To the editor:
After reading the Associated Press article in the Southeast Missourian about "Steel guitars and country music are in place at this church," I feel that as a minister of the gospel I should at least warn people who might be led into such distortions of the plan of God listed in scripture. The so-called church was listed in the news article as being in Platte Woods, Mo. The article listed several other churches that are practicing the same kind of worship. This might be worship, but it certainly isn't worshiping the Lord Jesus Christ or God the father or God the holy spirit.
We are told in scripture to "try the spirits." I would advise these people to do just that. If they want to find a scriptural definition of such worship, they should read the book of Jude in the King James Version of the Bible.
The Devil has worked feverishly ever since the church was first started to bring the world into the church. The Bible teaches that we are to "come out from among them and be separate" in order to receive God's blessing.
There is nothing wrong with praising God with any kind of musical instrument, but we won't praise him by singing and playing secular music. I played music in barrooms in Detroit, Chicago and Flint, Mich., and a lot of other places, including having dance parties in my own home. But when I accepted God's plan of salvation and was born again of the spirit of God, he made it quite clear to me that I wasn't to play that kind of music anymore. And if he doesn't want me to play it, he doesn't want anyone else to do so. If an unsaved man wants to sing songs that glorify divorce, slipping around and all the other songs that appeal to the flesh or natural man, him do so, because they don't know any better, and that's one of the few things they have to temporarily enjoy. But when a person really gets saved, they want to appeal to the spiritual part of man, and God didn't say to appeal to the spiritual man through stooping to the things of the Devil in order to get people to come to him. The people who use secular country music to point people to Christ are definitely opposing his plan.
When I got saved, my songs changed from "slipping around" and "divorce me C.O.D" to "Amazing grace, how sweet the sound, that saved a wretch like me." In the news article, it said people were drawn to the church by the "warm feeling" and by being made to feel comfortable. The Bible teaches that the gospel is "sharper than any two-edged sword, piercing even to the dividing asunder of soul and spirit, and of the joints and marrow, and is a discerner of the thoughts and intents of the heart." (Hebrews 4:12)
An unsaved person can't feel comfortable where the real gospel is preached, but God didn't say to stop preaching it. If the person gets uncomfortable, that's the time for him to get his heart right with God. Then he will want to hear the word of God through preaching, singing, praise and any way he can hear it.

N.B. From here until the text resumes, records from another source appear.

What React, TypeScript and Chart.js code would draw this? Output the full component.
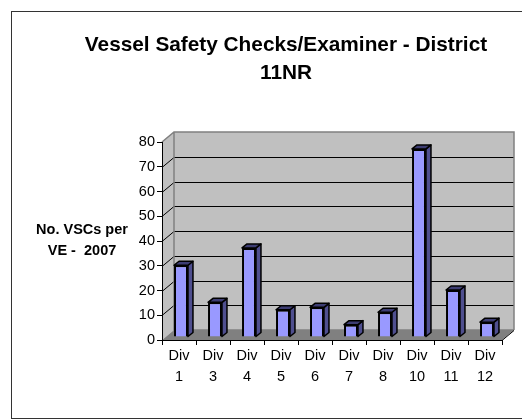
import React, { useEffect, useRef } from 'react';
import { Chart, registerables } from 'chart.js';

Chart.register(...registerables);

// ---- data ----
const divisions = ['1', '3', '4', '5', '6', '7', '8', '10', '11', '12'];
const categoryLabels = divisions.map((d) => ['Div', d]);
const vscPerExaminer = [29, 14, 36, 11, 12, 5, 10, 76, 19, 6];
const yMin = 0;
const yMax = 80;
const yStep = 10;
const titleLines = ['Vessel Safety Checks/Examiner - District', '11NR'];
const yTitleLines = ['No. VSCs per', 'VE -  2007'];

// ---- style ----
const FONT = "'Liberation Sans', Arial, Helvetica, sans-serif";
const WALL_DX = 12;
const WALL_DY = -10;
const BAR_OX = 2;
const BAR_OY = -3;
const BAR_DX = 5;
const BAR_DY = -4;
const BAR_FRONT = '#9999ff';
const BAR_SIDE = '#4f4f8f';
const BAR_TOP = '#3d3d73';
const WALL = '#c0c0c0';
const FLOOR = '#808080';
const WALL_EDGE = '#808080';

const threeD = {
  id: 'threeD',
  beforeDraw(chart: any) {
    const { ctx, chartArea: a } = chart;
    const y = chart.scales.y;
    ctx.save();
    // outer frame
    ctx.strokeStyle = '#333333';
    ctx.lineWidth = 1;
    ctx.strokeRect(11.5, 11.5, chart.width + 20, chart.height - 13);

    const bl = a.left + WALL_DX;
    const br = a.right + WALL_DX;
    const bt = a.top + WALL_DY;
    const bb = a.bottom + WALL_DY;

    // back wall
    ctx.fillStyle = WALL;
    ctx.fillRect(bl, bt, br - bl, bb - bt);
    // side wall
    ctx.beginPath();
    ctx.moveTo(a.left, a.top);
    ctx.lineTo(bl, bt);
    ctx.lineTo(bl, bb);
    ctx.lineTo(a.left, a.bottom);
    ctx.closePath();
    ctx.fill();
    // floor
    ctx.fillStyle = FLOOR;
    ctx.beginPath();
    ctx.moveTo(a.left, a.bottom);
    ctx.lineTo(bl, bb);
    ctx.lineTo(br, bb);
    ctx.lineTo(a.right, a.bottom);
    ctx.closePath();
    ctx.fill();

    // gridlines
    ctx.strokeStyle = '#000000';
    ctx.lineWidth = 1;
    for (let v = yMin + yStep; v < yMax; v += yStep) {
      const py = Math.round(y.getPixelForValue(v)) + 0.5;
      ctx.beginPath();
      ctx.moveTo(a.left, py);
      ctx.lineTo(bl, py + WALL_DY);
      ctx.lineTo(br, py + WALL_DY);
      ctx.stroke();
    }

    // wall edges
    ctx.strokeStyle = WALL_EDGE;
    ctx.lineWidth = 1.5;
    ctx.beginPath();
    ctx.moveTo(a.left, a.top);
    ctx.lineTo(bl, bt);
    ctx.lineTo(br, bt);
    ctx.lineTo(br, bb);
    ctx.moveTo(bl, bt);
    ctx.lineTo(bl, bb);
    ctx.lineTo(br, bb);
    ctx.stroke();

    // floor right edge
    ctx.strokeStyle = '#000000';
    ctx.lineWidth = 1;
    ctx.beginPath();
    ctx.moveTo(a.right, a.bottom + 0.5);
    ctx.lineTo(br, bb + 0.5);
    ctx.stroke();
    ctx.restore();
  },
  beforeDatasetsDraw(chart: any) {
    chart.ctx.save();
    chart.ctx.translate(BAR_OX, BAR_OY);
  },
  afterDatasetsDraw(chart: any) {
    const ctx = chart.ctx;
    const meta = chart.getDatasetMeta(0);
    ctx.lineWidth = 1.5;
    ctx.strokeStyle = '#000000';
    ctx.lineJoin = 'round';
    meta.data.forEach((el: any) => {
      const { x, y, base, width } = el.getProps(['x', 'y', 'base', 'width'], true);
      const l = x - width / 2;
      const r = x + width / 2;
      const t = Math.min(y, base);
      const b = Math.max(y, base);
      // side
      ctx.fillStyle = BAR_SIDE;
      ctx.beginPath();
      ctx.moveTo(r, t);
      ctx.lineTo(r + BAR_DX, t + BAR_DY);
      ctx.lineTo(r + BAR_DX, b + BAR_DY);
      ctx.lineTo(r, b);
      ctx.closePath();
      ctx.fill();
      ctx.stroke();
      // top
      ctx.fillStyle = BAR_TOP;
      ctx.beginPath();
      ctx.moveTo(l, t);
      ctx.lineTo(l + BAR_DX, t + BAR_DY);
      ctx.lineTo(r + BAR_DX, t + BAR_DY);
      ctx.lineTo(r, t);
      ctx.closePath();
      ctx.fill();
      ctx.stroke();
    });
    ctx.restore();
  },
  afterDraw(chart: any) {
    const ctx = chart.ctx;
    ctx.save();
    ctx.fillStyle = '#000000';
    ctx.font = `bold 14.5px ${FONT}`;
    ctx.textAlign = 'center';
    ctx.textBaseline = 'middle';
    yTitleLines.forEach((line, i) => {
      ctx.fillText(line, 82, 230 + i * 21);
    });
    ctx.restore();
  },
};

export default function App() {
  const ref = useRef<HTMLCanvasElement | null>(null);

  useEffect(() => {
    if (!ref.current) return;
    const chart = new Chart(ref.current, {
      type: 'bar',
      data: {
        labels: categoryLabels,
        datasets: [
          {
            data: vscPerExaminer,
            backgroundColor: BAR_FRONT,
            borderColor: '#000000',
            borderWidth: 2,
            barPercentage: 0.41,
            categoryPercentage: 1,
            clip: false as any,
          },
        ],
      },
      options: {
        responsive: false,
        animation: false,
        events: [],
        layout: { padding: { left: 70, right: 20, top: 0, bottom: 0 } },
        plugins: {
          legend: { display: false },
          tooltip: { enabled: false },
          title: {
            display: true,
            text: titleLines,
            color: '#000000',
            font: { family: FONT, size: 20.8, weight: 'bold', lineHeight: 28 / 20.8 },
            padding: { top: 31, bottom: 55 },
          },
        },
        scales: {
          x: {
            grid: {
              drawOnChartArea: false,
              drawTicks: true,
              tickLength: 5,
              color: '#000000',
              offset: true,
            },
            border: { display: true, color: '#000000', width: 1 },
            ticks: {
              color: '#000000',
              font: { family: FONT, size: 14.5, lineHeight: 21 / 14.5 },
              padding: 0,
              maxRotation: 0,
              autoSkip: false,
            },
            afterFit: (s: any) => {
              s.height = 80;
            },
          },
          y: {
            min: yMin,
            max: yMax,
            grid: {
              drawOnChartArea: false,
              drawTicks: true,
              tickLength: 5,
              color: '#000000',
            },
            border: { display: true, color: '#000000', width: 1 },
            ticks: {
              stepSize: yStep,
              color: '#000000',
              font: { family: FONT, size: 14.5 },
              padding: 2,
            },
            afterFit: (s: any) => {
              s.width = 92;
            },
          },
        },
      },
      plugins: [threeD],
    });
    return () => chart.destroy();
  }, []);

  return (
    <div style={{ position: 'absolute', left: 0, top: 0, width: 522, height: 420 }}>
      <canvas ref={ref} width={522} height={420} />
    </div>
  );
}
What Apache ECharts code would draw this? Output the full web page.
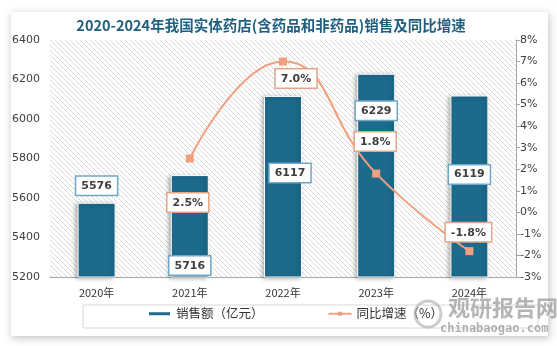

The news article spoke of using different kinds of entertainment for people who think church is boring. That kind of person needs to have a spiritual checkup and find out what the word of God really says. If the pastor is really born of the spirit of God and is called of God to pastor a church, it is his job to get enough power of God in the church that it won't be boring. My wife and I pastored seven different churches, and no one thought the services were boring, because if the power of God is really in the church, every moment is exciting, and miracles happen in the church and in the lives of the people (who are really the church) after they leave the church building. If you don't believe this, go to Blue Star Tabernacle in South Haven, Mich., and you won't have to worry about going to sleep during the church services. We pastored there for over three years and saw so many miracles that the average church person wouldn't even believe them.
The news article referred to the services at the Platte Woods church as a "show," and that's exactly what they have. It also spoke of the pastor having a number of "degrees." I would suggest that he take a course in "kneeology" and get in touch with God and forget all the things he learned in seminary and let God personally teach him from the word of God. From the descriptions of what I read about what was supposed to be a church, I would call it a club. With no scripture readings, no hymns and nothing spiritual, what else could it be called?